The Advent spacecraft launches vertically from water and lands horizontally like a seaplane. It is a winged rocket designed to glide down to the ocean surface for a safe, controlled landing. It is safer than an airliner because it is mechanically much simpler, having fewer components, a shorter run time and very robust mechanical parts. In fact, the Advent vehicle requires only seven simple “on” or “off” signals to fully control the propulsion system. The guidance system uses redundant control surfaces on the trailing edges of the wing for propulsion efficiency, steering, atmospheric re-entry and aerodynamic control for gliding and landing.

Unlike conventional launchers, the Advent design relies on low cost propellant, cost-efficient re-entry thermal protection and SIMPLE ocean-based operations, significantly reducing the cost per pound for payload delivery. Ocean operations offer distinct advantages over land-based facilities, including greater safety due to the increased potential landing area, the flexibility of having the launch site relatively close to the payload source, and the ability to purchase both propellant and facilities at world market prices. The system is minimally constrained by local regulations, potential taxes and insurance that are typically imposed on land-based systems.

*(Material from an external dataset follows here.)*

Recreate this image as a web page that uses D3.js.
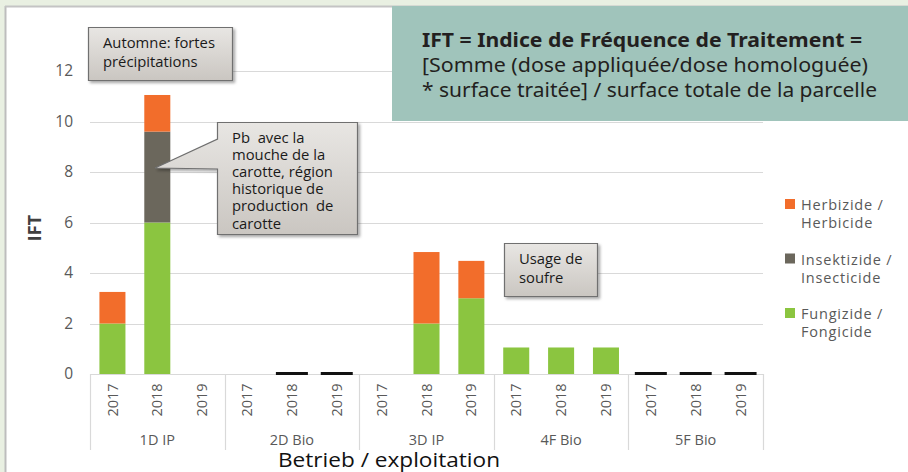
<!DOCTYPE html>
<html>
<head>
<meta charset="utf-8">
<script src="https://cdn.jsdelivr.net/npm/d3@7"></script>
<style>
  body { margin: 0; background: #e9f0e2; }
  svg { display: block; }
</style>
</head>
<body>
<div id="chart"></div>
<script>
// data
var groups = ["1D IP", "2D Bio", "3D IP", "4F Bio", "5F Bio"];
var years = ["2017", "2018", "2019"];
var fungicide   = [2, 6, 0,   0, 0, 0,   0, 2, 3,       1.05, 1.05, 1.05,   0, 0, 0];
var insecticide = [0, 3.6, 0, 0, 0, 0,   0, 0, 0,       0, 0, 0,            0, 0, 0];
var herbicide   = [1.25, 1.45, 0, 0, 0, 0, 0, 2.83, 1.48, 0, 0, 0,          0, 0, 0];
var zeroMark    = [0, 0, 0,   0, 1, 1,   0, 0, 0,       0, 0, 0,            1, 1, 1];
var yTicks = [0, 2, 4, 6, 8, 10, 12];
var seriesNames = ["fungicide", "insecticide", "herbicide"];
var legendLabels = [
  ["Herbizide /", "Herbicide"],
  ["Insektizide /", "Insecticide"],
  ["Fungizide /", "Fongicide"]
];

var colors = {fungicide: "#8bc540", insecticide: "#6b675c", herbicide: "#f26d2b"};

var W = 908, H = 472;
var svg = d3.select("#chart").append("svg")
    .attr("width", W).attr("height", H)
    .style("font-family", "'Open Sans', sans-serif");

var defs = svg.append("defs");
var grad = defs.append("linearGradient").attr("id", "boxGrad")
    .attr("x1", 0).attr("y1", 0).attr("x2", 0).attr("y2", 1);
grad.append("stop").attr("offset", "0%").attr("stop-color", "#e8e6e3");
grad.append("stop").attr("offset", "100%").attr("stop-color", "#cac6c1");
var sh = defs.append("filter").attr("id", "shadow")
    .attr("x", "-10%").attr("y", "-10%").attr("width", "130%").attr("height", "130%");
sh.append("feDropShadow").attr("dx", 2).attr("dy", 2).attr("stdDeviation", 1.5)
    .attr("flood-color", "#000").attr("flood-opacity", 0.35);

// frame
svg.append("rect").attr("x", 6).attr("y", 7).attr("width", W).attr("height", H)
    .attr("fill", "#fff");
svg.append("line").attr("x1", 5.5).attr("x2", 5.5).attr("y1", 6).attr("y2", H)
    .attr("stroke", "#bdbdbd").attr("stroke-width", 2);
svg.append("line").attr("x1", 5).attr("x2", W).attr("y1", 6.5).attr("y2", 6.5)
    .attr("stroke", "#c4c4c4").attr("stroke-width", 2);

// scales
var plotLeft = 90, plotRight = 763, plotTop = 71, plotBase = 374;
var keys = [];
groups.forEach(function(g) { years.forEach(function(yr) { keys.push(g + "|" + yr); }); });

var x = d3.scaleBand().domain(keys).range([plotLeft, plotRight])
    .paddingInner(0.42).paddingOuter(0.21);
var y = d3.scaleLinear().domain([0, 12]).range([plotBase, plotTop]);

// gridlines
svg.append("g").selectAll("line").data(yTicks).enter().append("line")
    .attr("x1", plotLeft).attr("x2", plotRight)
    .attr("y1", function(d) { return Math.round(y(d)) + 0.5; })
    .attr("y2", function(d) { return Math.round(y(d)) + 0.5; })
    .attr("stroke", "#d9d9d9").attr("stroke-width", 1.2);

// y axis labels
var yAxis = svg.append("g").attr("transform", "translate(73,0)")
    .call(d3.axisLeft(y).tickValues(yTicks).tickSize(0).tickPadding(0));
yAxis.select(".domain").remove();
yAxis.selectAll("text").attr("font-family", "'Open Sans', sans-serif")
    .attr("font-size", 15.5).attr("fill", "#595959");

svg.append("text").attr("transform", "translate(41,228) rotate(-90)")
    .attr("text-anchor", "middle").attr("font-size", 18).attr("font-weight", "bold")
    .attr("fill", "#404040").text("IFT");

// group separators
var step = x.step();
var seps = d3.range(groups.length + 1).map(function(i) { return plotLeft + i * 3 * step; });
svg.append("g").selectAll("line").data(seps).enter().append("line")
    .attr("x1", function(d) { return Math.round(d) + 0.5; })
    .attr("x2", function(d) { return Math.round(d) + 0.5; })
    .attr("y1", plotBase).attr("y2", 450)
    .attr("stroke", "#d9d9d9").attr("stroke-width", 1.2);

// stacked bars
var rows = keys.map(function(k, i) {
  return {key: k, fungicide: fungicide[i], insecticide: insecticide[i], herbicide: herbicide[i]};
});
var stack = d3.stack().keys(seriesNames)(rows);

svg.append("g").selectAll("g").data(stack).enter().append("g")
    .attr("fill", function(d) { return colors[d.key]; })
  .selectAll("rect").data(function(d) { return d.filter(function(s) { return s[1] - s[0] > 0; }); })
  .enter().append("rect")
    .attr("x", function(d) { return x(d.data.key); })
    .attr("width", x.bandwidth())
    .attr("y", function(d) { return y(d[1]); })
    .attr("height", function(d) { return y(d[0]) - y(d[1]); });

// zero markers
svg.append("g").selectAll("rect").data(keys.filter(function(k, i) { return zeroMark[i]; }))
  .enter().append("rect")
    .attr("x", function(d) { return x(d) + x.bandwidth() / 2 - 16; })
    .attr("width", 32)
    .attr("y", y(0) - 2).attr("height", 3)
    .attr("fill", "#111");

// x axis: years
var xAxis = svg.append("g").attr("transform", "translate(0," + plotBase + ")")
    .call(d3.axisBottom(x).tickSize(0).tickFormat(function(d) { return d.split("|")[1]; }));
xAxis.select(".domain").remove();
xAxis.selectAll("text")
    .attr("font-family", "'Open Sans', sans-serif").attr("font-size", 14.5).attr("fill", "#595959")
    .attr("transform", "rotate(-90)")
    .attr("x", -26).attr("y", 0).attr("dy", "0.35em")
    .attr("text-anchor", "middle");

// group labels
svg.append("g").selectAll("text").data(groups).enter().append("text")
    .attr("x", function(d, i) { return (seps[i] + seps[i + 1]) / 2; })
    .attr("y", 445).attr("text-anchor", "middle")
    .attr("font-size", 14.5).attr("fill", "#595959")
    .text(function(d) { return d; });

svg.append("text").attr("x", 278).attr("y", 467)
    .attr("font-size", 20).attr("fill", "#111")
    .attr("textLength", 222).attr("lengthAdjust", "spacingAndGlyphs")
    .text("Betrieb / exploitation");

// legend
var lg = svg.append("g").selectAll("g").data(["herbicide", "insecticide", "fungicide"])
  .enter().append("g")
    .attr("transform", function(d, i) { return "translate(785," + (199 + i * 54.5) + ")"; });
lg.append("rect").attr("width", 10).attr("height", 10)
    .attr("fill", function(d) { return colors[d]; });
lg.each(function(d, i) {
  var t = d3.select(this).append("text").attr("font-size", 14.5).attr("fill", "#595959")
      .attr("letter-spacing", 0.8);
  t.append("tspan").attr("x", 16).attr("y", 11).text(legendLabels[i][0]);
  t.append("tspan").attr("x", 16).attr("y", 29).text(legendLabels[i][1]);
});

// callout boxes
function callout(x0, y0, w, h, lines, x1, lh, pointer) {
  var g = svg.append("g").attr("filter", "url(#shadow)");
  var p = d3.path();
  p.moveTo(x0, y0); p.lineTo(x0 + w, y0); p.lineTo(x0 + w, y0 + h); p.lineTo(x0, y0 + h);
  if (pointer) {
    p.lineTo(x0, pointer[2]); p.lineTo(pointer[0], pointer[1]); p.lineTo(x0, pointer[3]);
  }
  p.closePath();
  g.append("path").attr("d", p.toString())
      .attr("fill", "url(#boxGrad)").attr("stroke", "#6f6f6f").attr("stroke-width", 1.2);
  var t = svg.append("text").attr("font-size", 14.8).attr("fill", "#1a1a1a");
  lines.forEach(function(l, i) {
    t.append("tspan").attr("x", x1).attr("y", y0 + 20 + i * lh).attr("xml:space", "preserve").text(l);
  });
}
callout(88.5, 27.5, 144, 53, ["Automne: fortes", "précipitations"], 103, 19);
callout(217.5, 122.5, 140, 112,
  ["Pb  avec la", "mouche de la", "carotte, région", "historique de", "production  de", "carotte"],
  232, 17.2, [155, 168, 169, 139]);
callout(504.5, 243.5, 93, 53, ["Usage de", "soufre"], 519, 19);

// definition box
svg.append("rect").attr("x", 392).attr("y", 6).attr("width", W - 392).attr("height", 115)
    .attr("fill", "#a0c4bb");
var defLines = [
  {t: "IFT = Indice de Fréquence de Traitement =", b: true, y: 47, w: 440},
  {t: "[Somme (dose appliquée/dose homologuée)", b: false, y: 72, w: 446},
  {t: "* surface traitée] / surface totale de la parcelle", b: false, y: 97, w: 455}
];
svg.append("g").selectAll("text").data(defLines).enter().append("text")
    .attr("x", 422).attr("y", function(d) { return d.y; })
    .attr("font-family", "'Noto Sans', sans-serif")
    .attr("font-size", 20)
    .attr("font-weight", function(d) { return d.b ? "bold" : "normal"; })
    .attr("fill", "#231f20")
    .attr("textLength", function(d) { return d.w; })
    .attr("lengthAdjust", "spacingAndGlyphs")
    .text(function(d) { return d.t; });
</script>
</body>
</html>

Probably the most important feature of the Advent concept is the similarity of the two stages. This is expected to significantly reduce the development cost and schedule. The development plan is to build and test the first relatively small vehicle that will eventually be used as the orbiter stage. Then another very similar vehicle will be built that is about twice the size. It will be tested much like the orbiter stage. The two will then be connected and flown for the first orbital delivery. The construction of the third vehicle will again be much like the first two. When the third vehicle is complete, the booster from the first orbiter, the second vehicle, will be used as an orbiter and the second orbit delivery system will be complete. Each new vehicle will be about twice the size of the previous vehicle and will provide the capability of increasing the payload by a factor of ten. The first system is planned for 1000-pound deliveries, the second for 10,000 pounds and the third for 100,000 pounds. The fourth delivery, with construction of the fifth vehicle is planned to deliver a million pounds to Earth orbit. All this can be accomplished with the engineering design and operational experience developed with the initial small vehicle which will be about 5 feet in diameter and 25 feet long.

The Advent concept requires no new technology or fabrication skills but does offer an exciting alternative to today’s high-cost Earth orbit delivery.